Given information:

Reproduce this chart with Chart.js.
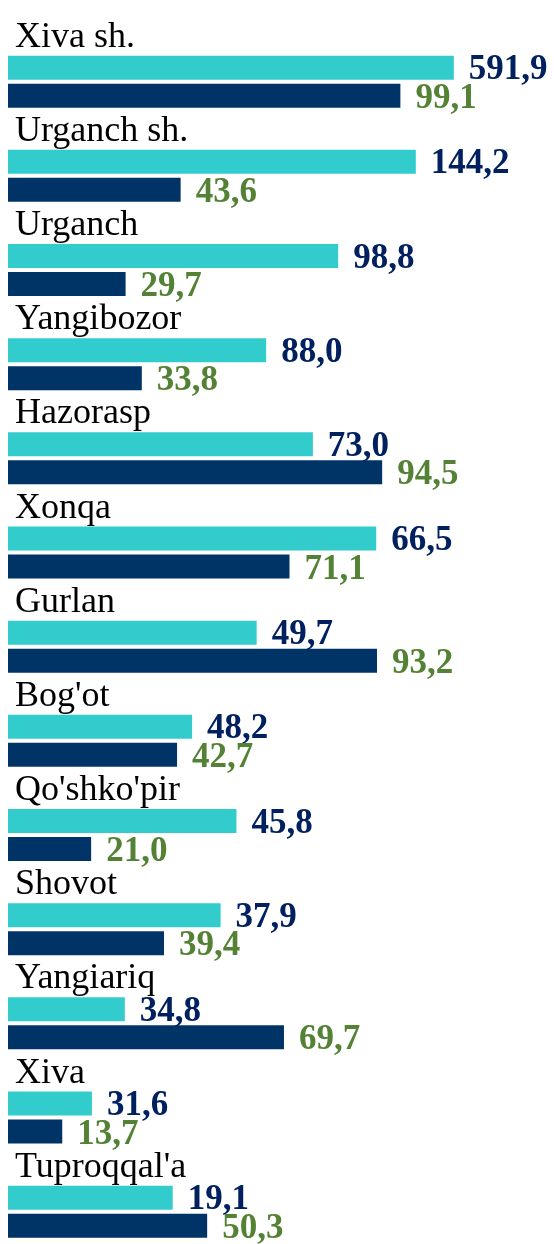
<!DOCTYPE html>
<html>
<head>
<meta charset="utf-8">
<script src="https://cdn.jsdelivr.net/npm/chart.js@4/dist/chart.umd.min.js"></script>
<style>
  html, body { margin: 0; padding: 0; background: #ffffff; }
  #wrap { width: 554px; height: 1244px; position: relative; }
</style>
</head>
<body>
<div id="wrap"><canvas id="c" width="554" height="1244"></canvas></div>
<script>
// ---- data ----
const categories = ["Xiva sh.", "Urganch sh.", "Urganch", "Yangibozor", "Hazorasp", "Xonqa", "Gurlan", "Bog'ot", "Qo'shko'pir", "Shovot", "Yangiariq", "Xiva", "Tuproqqal'a"];
// cyan bar lengths (as drawn in the picture)
const seriesA = [112.6, 103.0, 83.4, 65.2, 77.0, 93.0, 62.8, 46.5, 57.7, 53.7, 29.5, 21.2, 41.6];
// numbers printed next to cyan bars
const seriesALabels = [591.9, 144.2, 98.8, 88.0, 73.0, 66.5, 49.7, 48.2, 45.8, 37.9, 34.8, 31.6, 19.1];
// navy bars (and their printed numbers)
const seriesB = [99.1, 43.6, 29.7, 33.8, 94.5, 71.1, 93.2, 42.7, 21.0, 39.4, 69.7, 13.7, 50.3];

const fmt = v => v.toFixed(1).replace('.', ',');

const labelPlugin = {
  id: 'labelPlugin',
  afterDatasetsDraw(chart) {
    const ctx = chart.ctx;
    const metaA = chart.getDatasetMeta(0);
    const metaB = chart.getDatasetMeta(1);
    ctx.save();
    ctx.textAlign = 'left';
    ctx.textBaseline = 'alphabetic';
    // category names
    ctx.font = '36px "Liberation Serif", "Times New Roman", serif';
    ctx.fillStyle = '#000000';
    metaA.data.forEach((bar, i) => {
      const top = bar.y - bar.height / 2;
      ctx.fillText(categories[i], 15, top - 9);
    });
    // value labels
    ctx.font = 'bold 35px "Liberation Serif", "Times New Roman", serif';
    metaA.data.forEach((bar, i) => {
      ctx.fillStyle = '#002060';
      ctx.fillText(fmt(seriesALabels[i]), bar.x + 15, bar.y + 11.5);
    });
    metaB.data.forEach((bar, i) => {
      ctx.fillStyle = '#548235';
      ctx.fillText(fmt(seriesB[i]), bar.x + 15, bar.y + 12);
    });
    ctx.restore();
  }
};

new Chart(document.getElementById('c'), {
  type: 'bar',
  data: {
    labels: categories,
    datasets: [
      { data: seriesA, backgroundColor: '#33CCCC', clip: false,
        categoryPercentage: 0.5947, barPercentage: 0.857 },
      { data: seriesB, backgroundColor: '#003366', clip: false,
        categoryPercentage: 0.5947, barPercentage: 0.857 }
    ]
  },
  options: {
    indexAxis: 'y',
    responsive: false,
    animation: false,
    layout: { padding: { left: 8, right: 0, top: 81.7, bottom: 32.3 } },
    plugins: { legend: { display: false }, tooltip: { enabled: false } },
    scales: {
      x: { display: false, min: 0, max: 137.9 },
      y: { display: false, offset: false, grid: { display: false } }
    }
  },
  plugins: [labelPlugin]
});
</script>
</body>
</html>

What the task requires:
Reproduce all of the material exactly, apart from the pictures.

Answer to the task:
Reproduce this chart with Chart.js.
<!DOCTYPE html>
<html>
<head>
<meta charset="utf-8">
<script src="https://cdn.jsdelivr.net/npm/chart.js@4/dist/chart.umd.min.js"></script>
<style>
  html, body { margin: 0; padding: 0; background: #ffffff; }
  #wrap { width: 554px; height: 1244px; position: relative; }
</style>
</head>
<body>
<div id="wrap"><canvas id="c" width="554" height="1244"></canvas></div>
<script>
// ---- data ----
const categories = ["Xiva sh.", "Urganch sh.", "Urganch", "Yangibozor", "Hazorasp", "Xonqa", "Gurlan", "Bog'ot", "Qo'shko'pir", "Shovot", "Yangiariq", "Xiva", "Tuproqqal'a"];
// cyan bar lengths (as drawn in the picture)
const seriesA = [112.6, 103.0, 83.4, 65.2, 77.0, 93.0, 62.8, 46.5, 57.7, 53.7, 29.5, 21.2, 41.6];
// numbers printed next to cyan bars
const seriesALabels = [591.9, 144.2, 98.8, 88.0, 73.0, 66.5, 49.7, 48.2, 45.8, 37.9, 34.8, 31.6, 19.1];
// navy bars (and their printed numbers)
const seriesB = [99.1, 43.6, 29.7, 33.8, 94.5, 71.1, 93.2, 42.7, 21.0, 39.4, 69.7, 13.7, 50.3];

const fmt = v => v.toFixed(1).replace('.', ',');

const labelPlugin = {
  id: 'labelPlugin',
  afterDatasetsDraw(chart) {
    const ctx = chart.ctx;
    const metaA = chart.getDatasetMeta(0);
    const metaB = chart.getDatasetMeta(1);
    ctx.save();
    ctx.textAlign = 'left';
    ctx.textBaseline = 'alphabetic';
    // category names
    ctx.font = '36px "Liberation Serif", "Times New Roman", serif';
    ctx.fillStyle = '#000000';
    metaA.data.forEach((bar, i) => {
      const top = bar.y - bar.height / 2;
      ctx.fillText(categories[i], 15, top - 9);
    });
    // value labels
    ctx.font = 'bold 35px "Liberation Serif", "Times New Roman", serif';
    metaA.data.forEach((bar, i) => {
      ctx.fillStyle = '#002060';
      ctx.fillText(fmt(seriesALabels[i]), bar.x + 15, bar.y + 11.5);
    });
    metaB.data.forEach((bar, i) => {
      ctx.fillStyle = '#548235';
      ctx.fillText(fmt(seriesB[i]), bar.x + 15, bar.y + 12);
    });
    ctx.restore();
  }
};

new Chart(document.getElementById('c'), {
  type: 'bar',
  data: {
    labels: categories,
    datasets: [
      { data: seriesA, backgroundColor: '#33CCCC', clip: false,
        categoryPercentage: 0.5947, barPercentage: 0.857 },
      { data: seriesB, backgroundColor: '#003366', clip: false,
        categoryPercentage: 0.5947, barPercentage: 0.857 }
    ]
  },
  options: {
    indexAxis: 'y',
    responsive: false,
    animation: false,
    layout: { padding: { left: 8, right: 0, top: 81.7, bottom: 32.3 } },
    plugins: { legend: { display: false }, tooltip: { enabled: false } },
    scales: {
      x: { display: false, min: 0, max: 137.9 },
      y: { display: false, offset: false, grid: { display: false } }
    }
  },
  plugins: [labelPlugin]
});
</script>
</body>
</html>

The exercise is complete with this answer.